Yes it was once very common/acceptable practice and legal for police and citizens to use deadly force to stop thieves running with value of felony theft because they were fleeing felons IF the fleeing felon would not stop. The felon did not have to be a VIOLENT fleeing felon....just a fleeing felon.
I think you'll find that that temporary change from the Common Law was due to the evolution in the law regarding the definition of a felon, and that it represented a departure from the original intent of the law.
Originally,
all felonies were violent; theft was not a felony.
Wtih high-value theft or defacement of property, bad checks, odometer roll-back, and so on having later been classified as felonies, it is patently obvious to me that the underlying concept of the Common Law, as later embodied in state laws, no longer applied, and something had to change, and it has.

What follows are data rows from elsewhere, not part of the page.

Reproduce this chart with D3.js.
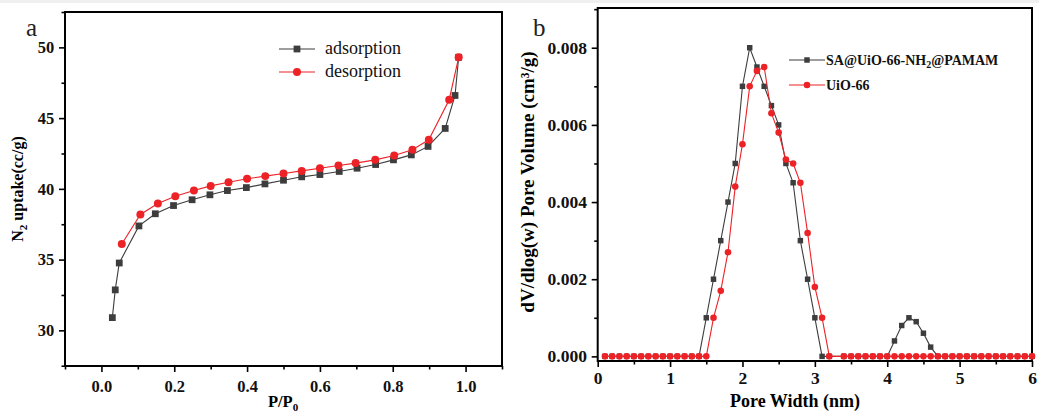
<!DOCTYPE html>
<html>
<head>
<meta charset="utf-8">
<script src="https://d3js.org/d3.v7.min.js"></script>
<style>
  body { margin: 0; background: #fff; }
  svg text { font-family: "Liberation Serif", "Times New Roman", serif; }
</style>
</head>
<body>
<div id="viz"></div>
<script>
// panel a: N2 isotherm
const adsP = [0.030, 0.038, 0.049, 0.103, 0.148, 0.198, 0.249, 0.298, 0.346, 0.398, 0.449, 0.500,
              0.550, 0.600, 0.653, 0.702, 0.753, 0.802, 0.851, 0.897, 0.944, 0.971, 0.981];
const adsV = [30.9, 32.86, 34.76, 37.38, 38.24, 38.82, 39.23, 39.58, 39.88, 40.09, 40.35, 40.61,
              40.85, 41.01, 41.23, 41.46, 41.72, 42.05, 42.4, 43.0, 44.27, 46.6, 49.3];
const desP = [0.981, 0.955, 0.899, 0.854, 0.804, 0.752, 0.698, 0.651, 0.600, 0.550, 0.500, 0.450,
              0.400, 0.349, 0.300, 0.254, 0.203, 0.155, 0.107, 0.056];
const desV = [49.3, 46.3, 43.47, 42.76, 42.36, 42.05, 41.82, 41.65, 41.46, 41.27, 41.08, 40.9,
              40.71, 40.47, 40.21, 39.88, 39.48, 38.97, 38.19, 36.1];
const aXTicks = [0.0, 0.2, 0.4, 0.6, 0.8, 1.0];
const aYTicks = [30, 35, 40, 45, 50];

// panel b: pore size distribution
const poreW = [0.1, 0.2, 0.3, 0.4, 0.5, 0.6, 0.7, 0.8, 0.9, 1.0, 1.1, 1.2, 1.3, 1.4, 1.5, 1.6, 1.7, 1.8, 1.9, 2.0,
               2.1, 2.2, 2.3, 2.4, 2.5, 2.6, 2.7, 2.8, 2.9, 3.0, 3.1, 3.2, 3.4, 3.5, 3.6, 3.7, 3.8, 3.9, 4.0,
               4.1, 4.2, 4.3, 4.4, 4.5, 4.6, 4.7, 4.8, 4.9, 5.0, 5.1, 5.2, 5.3, 5.4, 5.5, 5.6, 5.7, 5.8, 5.9, 6.0];
const saPamam = [0, 0, 0, 0, 0, 0, 0, 0, 0, 0, 0, 0, 0, 0, 0.001, 0.002, 0.003, 0.004, 0.005, 0.007,
                 0.008, 0.0075, 0.007, 0.0065, 0.006, 0.005, 0.0045, 0.003, 0.002, 0.001, 0, 0, 0, 0, 0, 0, 0, 0, 0,
                 0.0004, 0.0008, 0.001, 0.0009, 0.0006, 0.00024, 0, 0, 0, 0, 0, 0, 0, 0, 0, 0, 0, 0, 0, 0];
const uio66 = [0, 0, 0, 0, 0, 0, 0, 0, 0, 0, 0, 0, 0, 0, 0, 0.001, 0.0017, 0.0027, 0.0044, 0.0055,
               0.007, 0.0074, 0.0075, 0.0063, 0.0058, 0.0051, 0.005, 0.0045, 0.0032, 0.0018, 0.001, 0, 0, 0, 0, 0, 0, 0, 0,
               0, 0, 0, 0, 0, 0, 0, 0, 0, 0, 0, 0, 0, 0, 0, 0, 0, 0, 0, 0];
const bXTicks = [0, 1, 2, 3, 4, 5, 6];
const bYTicks = [0, 0.002, 0.004, 0.006, 0.008];

const BLACK = "#3d3d3d", RED = "#ec2227";

const svg = d3.select("#viz").append("svg").attr("width", 1039).attr("height", 416);
svg.append("rect").attr("width", 1039).attr("height", 416).attr("fill", "#fff");
svg.append("rect").attr("width", 1039).attr("height", 3).attr("fill", "#f0f0f0");

function frame(x, y, xTicks, xMinor, yTicks, yMinor, xFmt, yFmt, fs, xdy) {
  const [x0, x1] = x.range(), [y0, y1] = y.range();
  const g = svg.append("g");
  const xa = g.append("g").attr("transform", `translate(0,${y0})`)
    .call(d3.axisBottom(x).tickValues(xTicks).tickFormat(xFmt).tickSize(6).tickSizeOuter(0));
  g.append("g").attr("transform", `translate(0,${y0})`)
    .call(d3.axisBottom(x).tickValues(xMinor).tickFormat("").tickSize(3.5).tickSizeOuter(0));
  const ya = g.append("g").attr("transform", `translate(${x0},0)`)
    .call(d3.axisLeft(y).tickValues(yTicks).tickFormat(yFmt).tickSize(6).tickSizeOuter(0));
  g.append("g").attr("transform", `translate(${x0},0)`)
    .call(d3.axisLeft(y).tickValues(yMinor).tickFormat("").tickSize(3.5).tickSizeOuter(0));
  g.selectAll(".domain").remove();
  g.selectAll(".tick line").attr("stroke", "#000").attr("stroke-width", 1.6);
  g.selectAll(".tick text").attr("fill", "#111").attr("font-weight", "bold")
    .attr("font-family", "Liberation Serif, serif").attr("font-size", fs);
  xa.selectAll(".tick text").attr("dy", xdy);
  ya.selectAll(".tick text").attr("dx", "-0.1em");
  g.append("rect").attr("x", x0).attr("y", y1).attr("width", x1 - x0).attr("height", y0 - y1)
    .attr("fill", "none").attr("stroke", "#000").attr("stroke-width", 2);
  return g;
}

function series(g, x, y, xs, ys, color, shape, size) {
  const pts = xs.map((v, i) => [x(v), y(ys[i])]);
  g.append("path").attr("d", d3.line()(pts)).attr("fill", "none")
    .attr("stroke", color).attr("stroke-width", 1.1);
  const sym = d3.symbol().type(shape === "sq" ? d3.symbolSquare : d3.symbolCircle).size(size);
  g.selectAll(null).data(pts).enter().append("path")
    .attr("d", sym).attr("transform", d => `translate(${d[0]},${d[1]})`).attr("fill", color);
}

function legendItem(x0, y0, label, color, shape, size, bold, fs, tx) {
  svg.append("line").attr("x1", x0).attr("x2", x0 + 36).attr("y1", y0).attr("y2", y0)
    .attr("stroke", color).attr("stroke-width", 1.1);
  const sym = d3.symbol().type(shape === "sq" ? d3.symbolSquare : d3.symbolCircle).size(size);
  svg.append("path").attr("d", sym).attr("transform", `translate(${x0 + 18},${y0})`).attr("fill", color);
  svg.append("text").attr("x", x0 + tx).attr("y", y0 + 5).html(label)
    .attr("font-size", fs).attr("font-weight", bold ? "bold" : "normal").attr("fill", "#111");
}

// ---- panel a
const xa = d3.scaleLinear().domain([-0.1, 1.1]).range([65, 502]);
const ya = d3.scaleLinear().domain([27.48, 52.5]).range([366, 12]);
const ga = frame(xa, ya, aXTicks, [-0.1, 0.1, 0.3, 0.5, 0.7, 0.9, 1.1], aYTicks, [27.5, 32.5, 37.5, 42.5, 47.5, 52.5],
  d3.format(".1f"), d3.format("d"), 16.5, "1.03em");
series(ga, xa, ya, adsP, adsV, BLACK, "sq", 46);
series(ga, xa, ya, desP, desV, RED, "ci", 50);
legendItem(279, 49, "adsorption", BLACK, "sq", 46, false, 18, 46);
legendItem(279, 72, "desorption", RED, "ci", 50, false, 18, 46);
svg.append("text").attr("x", 283).attr("y", 407).attr("text-anchor", "middle")
  .attr("font-weight", "bold").attr("font-size", 16.5)
  .html('P/P<tspan font-size="11" dy="4">0</tspan>');
svg.append("text").attr("transform", "translate(23,189) rotate(-90)").attr("text-anchor", "middle")
  .attr("font-weight", "bold").attr("font-size", 16)
  .html('N<tspan font-size="11" dy="4">2</tspan><tspan dy="-4"> uptake(cc/g)</tspan>');
svg.append("text").attr("x", 26).attr("y", 36).text("a")
  .attr("font-family", "Liberation Sans, Arial, sans-serif").attr("font-size", 25).attr("fill", "#222");

// ---- panel b
const xb = d3.scaleLinear().domain([0, 6]).range([597.7, 1032]);
const yb = d3.scaleLinear().domain([-0.00012, 0.00903]).range([361, 8]);
const gb = frame(xb, yb, bXTicks, [0.5, 1.5, 2.5, 3.5, 4.5, 5.5], bYTicks, [0.001, 0.003, 0.005, 0.007, 0.009],
  d3.format("d"), d3.format(".3f"), 17.5, "0.82em");
series(gb, xb, yb, poreW, saPamam, BLACK, "sq", 30);
series(gb, xb, yb, poreW, uio66, RED, "ci", 34);
legendItem(789, 60, 'SA@UiO-66-NH<tspan font-size="10" dy="3">2</tspan><tspan dy="-3">@PAMAM</tspan>',
  BLACK, "sq", 30, true, 14, 37);
legendItem(789, 85, "UiO-66", RED, "ci", 34, true, 14, 37);
svg.append("text").attr("x", 795).attr("y", 407).attr("text-anchor", "middle")
  .attr("font-weight", "bold").attr("font-size", 18).text("Pore Width (nm)");
svg.append("text").attr("transform", "translate(534,182) rotate(-90)").attr("text-anchor", "middle")
  .attr("font-weight", "bold").attr("font-size", 19).text("dV/dlog(w) Pore Volume (cm³/g)");
svg.append("text").attr("x", 533).attr("y", 36).text("b")
  .attr("font-family", "Liberation Sans, Arial, sans-serif").attr("font-size", 25).attr("fill", "#222");
</script>
</body>
</html>
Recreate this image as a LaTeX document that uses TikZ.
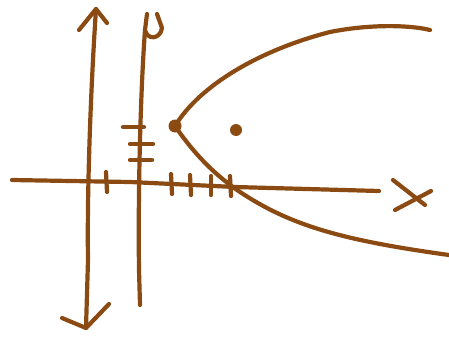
\documentclass[tikz,border=0pt]{standalone}
\definecolor{ink}{HTML}{8A4A12}
\tikzset{pen/.style={draw=ink,line width=4.2pt,line cap=round,line join=round},
  dotstyle/.style={circle,fill=ink,inner sep=0pt,minimum size=13pt}}
\begin{document}
\begin{tikzpicture}[x=1pt,y=-1pt]
\useasboundingbox (0,0) rectangle (449,340);
% directrix with arrows
\coordinate (dtop) at (96,9);
\coordinate (dbot) at (86,328);
\draw[pen] (dtop) .. controls (90,100) and (87,200) .. (88,260) -- (dbot);
\draw[pen] (79,30) -- (dtop) -- (107,23);
\draw[pen] (62,318) -- (dbot) -- (109,304);
% y axis
\coordinate (ytop) at (145,30);
\coordinate (ybot) at (140,305);
\draw[pen] (ytop) .. controls (140,100) and (138,200) .. (139,270) -- (ybot);
\draw[pen] (147,14) -- (ytop) .. controls (147,40) and (160,40) .. (162,28) -- (157,14);
% x axis
\coordinate (xl) at (12,180);
\coordinate (xr) at (379,191);
\draw[pen] (xl) -- (130,182) -- (235,187) -- (xr);
% X label
\draw[pen] (393,180) -- (425,205);
\draw[pen] (395,210) -- (431,191);
% ticks on y axis
\draw[pen] (123,127) -- (144,127);
\draw[pen] (130,144) -- (153,144);
\draw[pen] (130,160) -- (152,160);
% ticks on x axis
\draw[pen] (106,172) -- (107,192);
\draw[pen] (171,174) -- (172,194);
\draw[pen] (190,175) -- (191,195);
\draw[pen] (211,176) -- (211,195);
\draw[pen] (230,176) -- (231,196);
% parabola
\node[dotstyle] (vertex) at (175,126) {};
\node[dotstyle,minimum size=12pt] (focus) at (236,130) {};
\draw[pen] (vertex.center) .. controls (200,85) and (260,50) .. (330,32) .. controls (370,24) and (410,25) .. (430,30);
\draw[pen] (vertex.center) .. controls (195,155) and (215,175) .. (240,192) .. controls (290,225) and (340,240) .. (449,255);
\end{tikzpicture}
\end{document}
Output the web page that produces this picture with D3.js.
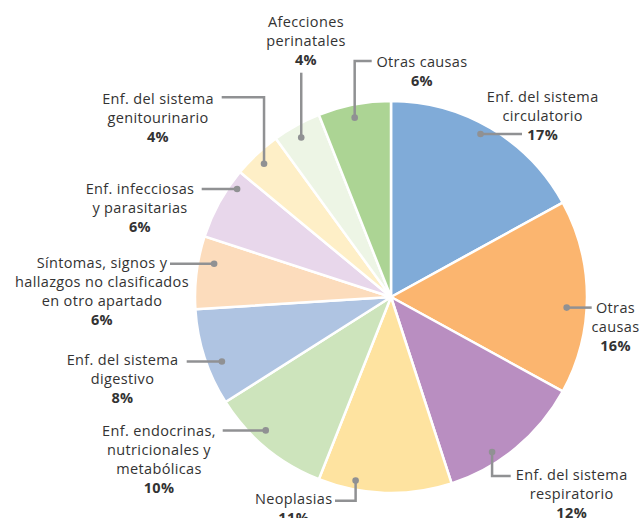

Now, under most states' laws, you can only use deadly force outside burglary/arson/breaking-entering/home invasion to stop a violent felony and quite possibly a violent fleeing felon...such as a bank robber running with a weapon in his hand who is still obviously a threat to bystanders.
Yes, and to me that is the one departure from the law of old.
So why does the new law make sense? Well, in the old days, if the guy ran into the heath ahead of the constable, he would most likely never be arrested and brought to trial--he was
gone and he had shown a propensity for committing violent crimes. Same thing for a Dakota bank robber riding into the badlands, or for a murderous Texas couple speeding off in a Ford before there were police radios or airplanes. So, shooting the violent felon before he got away was often the only way to effect an arrest.
That's no longer really true. Now it is highly likely that he will be caught through the use of internet data dissemination, radio, aircraft, and DNA.
So now, the question of necessity has changed.
The simple fleeing felon rule in most states won't cut it....Gardner VS TN did away with that for police...it upped the stander to VIOLENT fleeing felon for police...so states seemed to have changed their state laws to conform with that court ruling when dealing with fleeing felons.
The ruling in
Garner v. Tennessee and other consistent changes
returned the standard to where it had been in covering only violent crimes, and
added the requirement that the violent fleeing felon present a danger to the officer or to others. The former is in my opinion a needed correction from a situation neither foreseen nor intended at the time the law was originally framed; the latter, I presume, is based on the assumption that in today's situation, the perp will ultimately be caught and brought to trial even if he initially escapes.